Ma pensée fait un peu l’office de Ponto. Elle va elle vient au-devant de vous depuis ce matin avec une persistance digne d’un meilleur sort car vous n’avez pas encore paru sur le chemin où elle vous cherche. Cependant, l’heure passe, mon petit homme, et pour peu que vous tardiez de quelques minutes, ce ne sera plus de l’impatience, ce sera de la tristesse et presque du chagrin que j’éprouverai en vous attendant. Cependant Dieu sait que je ne veux pas te tourmenter. Mon cœur va au-devant de tous les motifs qui peuvent retarder ton arrivée : les affaires, les visites, le travail ; tout ce qui se dispute ton temps gêne ta liberté et remplit tes heures. Aussi si je ne te vois pas aussitôt que je le désire je ne t’en voudrai pas et je ne me plaindrai pas. Je tâcherai de profiter du temps que tu pourras me donner à rattrapera le bonheur perdu en me dépêchant d’être aussi heureuse dans une minute que je l’aurais été pendant des heures et je te serai aussi reconnaissante de cette courte apparition que d’une journée tout entière passée avec toi. Voilà, mon cher petit bien-aimé, dans quelle disposition de cœur et d’esprit je suis dans ce moment-ci en pensant à toi et en t’attendant. Plus je vais et plus mon amour grandit et s’épure. Il n’est rien de bon et de dévoué dont je ne sois capable pour te le prouver. C’est une justice que je me rends sans fausse modestie, car rien n’est plus vrai, plus honnête, plus vénérable et plus saint que mon amour pour toi. Tu le sauras peut-être un jour d’une manière irrécusable.

Juliette

BnF, Mss, NAF 16371, f. 347-348
Transcription de Bénédicte Duthion assistée de Florence Naugrette

a) « rattrapper ».

Notes

[1Guernesey : la plus occidentale des îles anglo-normandes. Victor Hugo et ses proches y trouvent refuge à partir de 1855, après leur expulsion de Jersey. Victor Hugo y devient pour la première fois propriétaire. Grâce aux revenus tirés de la vente des Contemplations il achète Hauteville House qu’il décore avec imagination et créativité. Le chapitre II de L’Archipel de la Manche permet de découvrir Guernesey telle qu’elle est apparue à Victor Hugo.

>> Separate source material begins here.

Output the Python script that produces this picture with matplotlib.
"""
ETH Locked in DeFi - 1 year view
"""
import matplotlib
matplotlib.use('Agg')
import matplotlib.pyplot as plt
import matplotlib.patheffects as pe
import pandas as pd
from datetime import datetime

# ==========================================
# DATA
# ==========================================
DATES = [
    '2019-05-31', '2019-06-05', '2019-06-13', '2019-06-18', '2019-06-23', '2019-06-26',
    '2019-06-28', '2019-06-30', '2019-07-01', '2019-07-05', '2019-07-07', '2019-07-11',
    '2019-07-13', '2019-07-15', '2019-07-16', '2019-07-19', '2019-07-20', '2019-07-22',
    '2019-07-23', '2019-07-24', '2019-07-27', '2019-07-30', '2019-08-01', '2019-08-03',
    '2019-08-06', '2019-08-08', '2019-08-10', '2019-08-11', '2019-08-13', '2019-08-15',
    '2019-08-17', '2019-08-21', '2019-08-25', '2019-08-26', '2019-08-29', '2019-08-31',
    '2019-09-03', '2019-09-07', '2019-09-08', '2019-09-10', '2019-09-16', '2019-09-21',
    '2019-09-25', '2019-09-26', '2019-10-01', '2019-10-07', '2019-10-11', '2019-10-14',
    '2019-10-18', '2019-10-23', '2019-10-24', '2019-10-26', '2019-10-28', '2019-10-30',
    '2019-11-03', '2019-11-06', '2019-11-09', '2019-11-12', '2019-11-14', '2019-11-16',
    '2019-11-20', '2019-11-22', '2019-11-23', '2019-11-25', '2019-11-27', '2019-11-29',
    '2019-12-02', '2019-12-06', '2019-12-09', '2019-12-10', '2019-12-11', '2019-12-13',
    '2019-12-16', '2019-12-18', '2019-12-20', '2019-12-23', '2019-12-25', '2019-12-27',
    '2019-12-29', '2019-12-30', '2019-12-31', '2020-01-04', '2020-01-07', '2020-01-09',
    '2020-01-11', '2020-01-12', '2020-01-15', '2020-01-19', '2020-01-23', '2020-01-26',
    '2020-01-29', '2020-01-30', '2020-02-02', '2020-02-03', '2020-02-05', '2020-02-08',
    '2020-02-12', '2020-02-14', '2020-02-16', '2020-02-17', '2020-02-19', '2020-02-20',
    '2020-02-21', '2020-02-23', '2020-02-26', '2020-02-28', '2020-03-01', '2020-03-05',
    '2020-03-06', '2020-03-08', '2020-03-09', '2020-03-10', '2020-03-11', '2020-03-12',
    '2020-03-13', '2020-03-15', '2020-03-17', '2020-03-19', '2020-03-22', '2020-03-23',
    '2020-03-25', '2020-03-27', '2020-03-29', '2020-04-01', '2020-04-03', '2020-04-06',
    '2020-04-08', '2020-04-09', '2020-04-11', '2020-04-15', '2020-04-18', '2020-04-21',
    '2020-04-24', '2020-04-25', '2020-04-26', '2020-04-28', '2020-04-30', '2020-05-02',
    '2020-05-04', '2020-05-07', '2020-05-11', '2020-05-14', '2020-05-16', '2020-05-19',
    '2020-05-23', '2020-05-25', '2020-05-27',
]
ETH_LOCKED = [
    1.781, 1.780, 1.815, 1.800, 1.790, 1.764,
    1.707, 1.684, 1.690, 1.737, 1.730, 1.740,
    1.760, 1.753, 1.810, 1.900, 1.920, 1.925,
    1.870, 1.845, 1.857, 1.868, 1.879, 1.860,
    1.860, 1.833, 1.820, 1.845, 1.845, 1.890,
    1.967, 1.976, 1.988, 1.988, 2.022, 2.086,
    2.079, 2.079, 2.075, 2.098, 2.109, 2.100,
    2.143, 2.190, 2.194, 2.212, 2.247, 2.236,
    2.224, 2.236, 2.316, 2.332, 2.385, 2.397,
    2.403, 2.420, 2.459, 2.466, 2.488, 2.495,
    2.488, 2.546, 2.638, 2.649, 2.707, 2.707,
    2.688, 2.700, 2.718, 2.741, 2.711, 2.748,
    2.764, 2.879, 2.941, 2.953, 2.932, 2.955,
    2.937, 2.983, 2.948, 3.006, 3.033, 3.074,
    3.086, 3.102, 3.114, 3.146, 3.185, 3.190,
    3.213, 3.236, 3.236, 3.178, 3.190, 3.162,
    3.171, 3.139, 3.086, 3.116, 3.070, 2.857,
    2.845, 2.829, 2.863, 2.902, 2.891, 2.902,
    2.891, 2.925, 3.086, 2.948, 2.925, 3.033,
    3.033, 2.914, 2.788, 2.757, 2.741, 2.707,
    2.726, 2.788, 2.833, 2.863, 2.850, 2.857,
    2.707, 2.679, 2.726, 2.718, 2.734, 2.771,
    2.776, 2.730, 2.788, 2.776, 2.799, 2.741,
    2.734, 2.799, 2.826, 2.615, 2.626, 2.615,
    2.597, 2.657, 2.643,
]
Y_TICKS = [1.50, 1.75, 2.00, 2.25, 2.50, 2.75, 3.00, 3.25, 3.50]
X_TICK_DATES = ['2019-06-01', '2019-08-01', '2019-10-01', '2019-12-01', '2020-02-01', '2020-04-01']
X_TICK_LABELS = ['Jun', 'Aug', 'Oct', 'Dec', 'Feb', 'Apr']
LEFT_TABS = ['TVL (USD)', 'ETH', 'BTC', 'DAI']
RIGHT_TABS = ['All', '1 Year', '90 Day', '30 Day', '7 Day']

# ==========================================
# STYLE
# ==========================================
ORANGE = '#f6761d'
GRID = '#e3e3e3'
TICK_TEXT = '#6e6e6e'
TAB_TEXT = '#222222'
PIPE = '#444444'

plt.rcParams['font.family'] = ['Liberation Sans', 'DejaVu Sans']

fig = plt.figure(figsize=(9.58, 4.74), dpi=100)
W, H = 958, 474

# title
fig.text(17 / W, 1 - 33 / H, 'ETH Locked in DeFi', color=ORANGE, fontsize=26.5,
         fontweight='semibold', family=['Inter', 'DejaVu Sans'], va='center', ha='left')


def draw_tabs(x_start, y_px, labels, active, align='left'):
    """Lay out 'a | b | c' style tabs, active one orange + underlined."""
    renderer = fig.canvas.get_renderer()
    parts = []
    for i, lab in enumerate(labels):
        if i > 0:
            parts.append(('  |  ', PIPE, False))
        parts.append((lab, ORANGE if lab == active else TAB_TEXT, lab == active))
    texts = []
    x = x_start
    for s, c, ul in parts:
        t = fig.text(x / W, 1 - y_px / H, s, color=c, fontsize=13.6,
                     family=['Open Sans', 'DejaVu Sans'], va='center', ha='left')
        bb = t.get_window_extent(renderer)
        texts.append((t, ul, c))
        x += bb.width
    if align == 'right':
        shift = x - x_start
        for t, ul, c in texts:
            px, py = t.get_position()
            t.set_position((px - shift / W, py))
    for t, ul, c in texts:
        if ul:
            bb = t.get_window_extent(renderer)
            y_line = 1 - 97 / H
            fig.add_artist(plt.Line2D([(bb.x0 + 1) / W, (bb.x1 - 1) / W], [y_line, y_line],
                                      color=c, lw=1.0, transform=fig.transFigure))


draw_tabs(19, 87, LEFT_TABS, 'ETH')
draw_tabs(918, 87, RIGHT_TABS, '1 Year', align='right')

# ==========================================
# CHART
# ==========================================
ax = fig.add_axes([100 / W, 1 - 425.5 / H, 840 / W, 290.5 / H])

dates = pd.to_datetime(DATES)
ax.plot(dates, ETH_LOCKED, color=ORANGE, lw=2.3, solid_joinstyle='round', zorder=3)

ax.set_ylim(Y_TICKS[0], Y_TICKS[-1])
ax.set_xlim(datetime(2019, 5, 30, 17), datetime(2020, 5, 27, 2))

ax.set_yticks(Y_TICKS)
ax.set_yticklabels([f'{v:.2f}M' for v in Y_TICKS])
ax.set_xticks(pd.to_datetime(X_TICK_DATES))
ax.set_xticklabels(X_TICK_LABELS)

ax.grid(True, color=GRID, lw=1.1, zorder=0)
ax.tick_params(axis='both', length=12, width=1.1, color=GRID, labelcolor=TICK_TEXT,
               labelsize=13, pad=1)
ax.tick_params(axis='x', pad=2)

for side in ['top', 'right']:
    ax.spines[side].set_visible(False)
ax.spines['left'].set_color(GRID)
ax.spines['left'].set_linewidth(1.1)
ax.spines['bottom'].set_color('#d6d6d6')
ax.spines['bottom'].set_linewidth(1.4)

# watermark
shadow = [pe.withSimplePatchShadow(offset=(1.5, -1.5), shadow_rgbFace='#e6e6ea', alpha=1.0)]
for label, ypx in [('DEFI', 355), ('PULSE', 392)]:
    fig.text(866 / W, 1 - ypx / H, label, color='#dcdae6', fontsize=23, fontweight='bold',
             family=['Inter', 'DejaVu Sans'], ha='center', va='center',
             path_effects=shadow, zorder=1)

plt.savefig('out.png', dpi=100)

[2Gorey : charmant petit port situé sur la côte Est de l’île de Jersey. Adèle (fille) note dans son journal : « Gorey est penché au flanc d’une colline. S’il est égayé par un joyeux petit port rempli par le va-et-vient des navires qui entrent et qui sortent, il est sévèrement dominé par un vieux château couvert d’arbres-lierres, grimpé sur un mont et battu par la haute mer. Ce vieux château, chef d’œuvre d’architecture gothique, est fièrement et justement appelé Château de Mont-Orgueil (Mount Orgueil Castle). Après Le Tréport, Le Passage et Étretat, dit le poète du Rhin c’est le plus bel endroit que j’aie jamais vu. » Cité par Gérard Pouchain, Dans les pas de Victor Hugo en Normandie et dans les îles anglo-normandes, Éditions Orep, 2010, p. 60. Avant de louer Marine Terrace Victor Hugo a un temps envisagé de s’établir à Gorey du fait de la beauté du site.